The Limits and the Hard Truths

The creator economy is real, it is growing, and it is genuinely reshaping how value flows through media and culture. But it would be dishonest to write about it without acknowledging its harder edges.

The economics are brutally unequal. The 2 million creators earning professional incomes represent about 4 percent of the 50 million who consider themselves creators. The other 96 percent are subsidising the attention economy with their labour and receiving very little in return. The platforms that aggregate creator content have become extraordinarily valuable — TikTok, YouTube, and Instagram are worth hundreds of billions of dollars — on the back of content produced primarily by people who own none of that value.

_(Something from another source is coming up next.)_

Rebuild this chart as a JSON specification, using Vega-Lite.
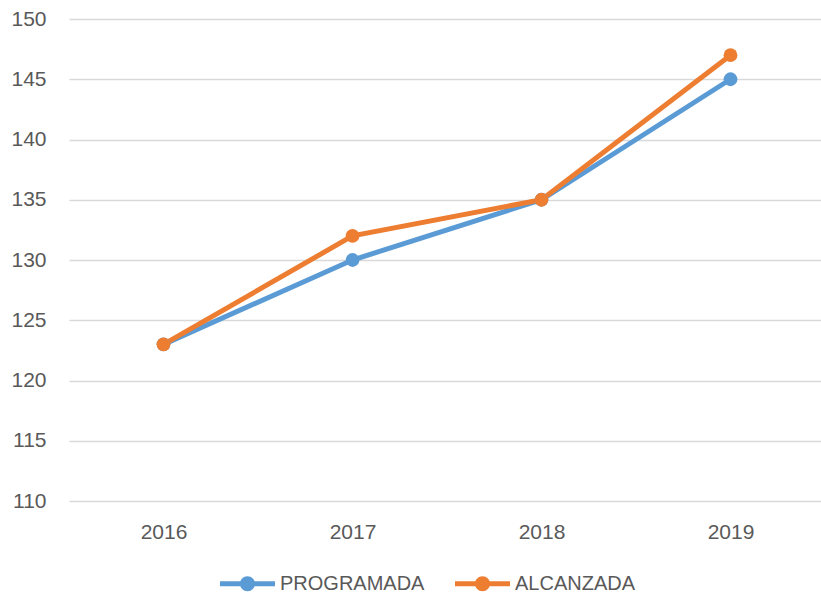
{
  "$schema": "https://vega.github.io/schema/vega-lite/v6.json",
  "autosize": "none",
  "width": 756,
  "height": 482,
  "padding": {"left": 69, "top": 19, "right": 0, "bottom": 95},
  "background": "white",
  "config": {
    "view": {"stroke": null},
    "font": "Liberation Sans"
  },
  "data": {
    "values": [
      {"year": "2016", "series": "PROGRAMADA", "value": 123},
      {"year": "2017", "series": "PROGRAMADA", "value": 130},
      {"year": "2018", "series": "PROGRAMADA", "value": 135},
      {"year": "2019", "series": "PROGRAMADA", "value": 145},
      {"year": "2016", "series": "ALCANZADA", "value": 123},
      {"year": "2017", "series": "ALCANZADA", "value": 132},
      {"year": "2018", "series": "ALCANZADA", "value": 135},
      {"year": "2019", "series": "ALCANZADA", "value": 147}
    ]
  },
  "mark": {"type": "line", "strokeWidth": 5, "point": {"filled": true, "size": 190, "opacity": 1}},
  "encoding": {
    "x": {
      "field": "year", "type": "ordinal",
      "scale": {"type": "point", "padding": 0.5},
      "axis": {"title": null, "labelAngle": 0, "domain": false, "ticks": false, "grid": false,
               "labelFontSize": 21, "labelColor": "#595959", "labelPadding": 20}
    },
    "y": {
      "field": "value", "type": "quantitative",
      "scale": {"domain": [110, 150], "nice": false, "zero": false},
      "axis": {"title": null, "values": [110, 115, 120, 125, 130, 135, 140, 145, 150],
               "domain": false, "ticks": false, "gridColor": "#D9D9D9", "gridWidth": 1.5,
               "labelFontSize": 21, "labelColor": "#595959", "labelPadding": 23}
    },
    "color": {
      "field": "series", "type": "nominal",
      "scale": {"domain": ["PROGRAMADA", "ALCANZADA"], "range": ["#5B9BD5", "#ED7D31"]},
      "legend": {
        "title": null, "orient": "none", "direction": "horizontal",
        "legendX": 151, "legendY": 537,
        "symbolType": "M -1 -0.09 H 1 V 0.09 H -1 Z M 0 -0.273 A 0.273 0.273 0 1 1 0 0.273 A 0.273 0.273 0 1 1 0 -0.273 Z",
        "symbolSize": 3025, "symbolStrokeWidth": 0, "symbolOpacity": 1,
        "labelFontSize": 20, "labelColor": "#595959", "labelOffset": 5,
        "columnPadding": 30
      }
    }
  }
}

The algorithmic dependency is a genuine vulnerability. A creator who builds their entire audience on a single platform is one policy change away from financial crisis. This has happened repeatedly: YouTube demonetisation waves, TikTok bans in various markets, Twitter’s ownership change dramatically altering its utility as a distribution platform. The creators who survive these disruptions are the ones who have built audience relationships robust enough to survive platform changes.

Burnout is structural, not personal. The algorithmic logic of every major platform rewards frequency and consistency above almost everything else. Creators who want to remain visible must produce constantly, which means the creative work that drew them to the medium in the first place becomes subordinated to the industrial logic of content production. This is a genuine tension with no clean resolution, and it explains why creator burnout is not an individual failing but a predictable output of the system.

Why It Matters

The creator economy matters not because it is a career option for a new generation of media personalities, though it is that. It matters because it represents a fundamental restructuring of how human knowledge, creativity, and expertise find their audiences — and how the people who produce that value are compensated for it.

For the first time in history, you do not need an institution’s permission to reach the world with your ideas. You need craft, consistency, an understanding of your audience, and the patience to build something over time. Those are not small requirements. But they are requirements that are available to anyone willing to meet them — regardless of where they were born, who they know, or whether any gatekeeper has ever told them yes.

That is genuinely new. And it is not going back.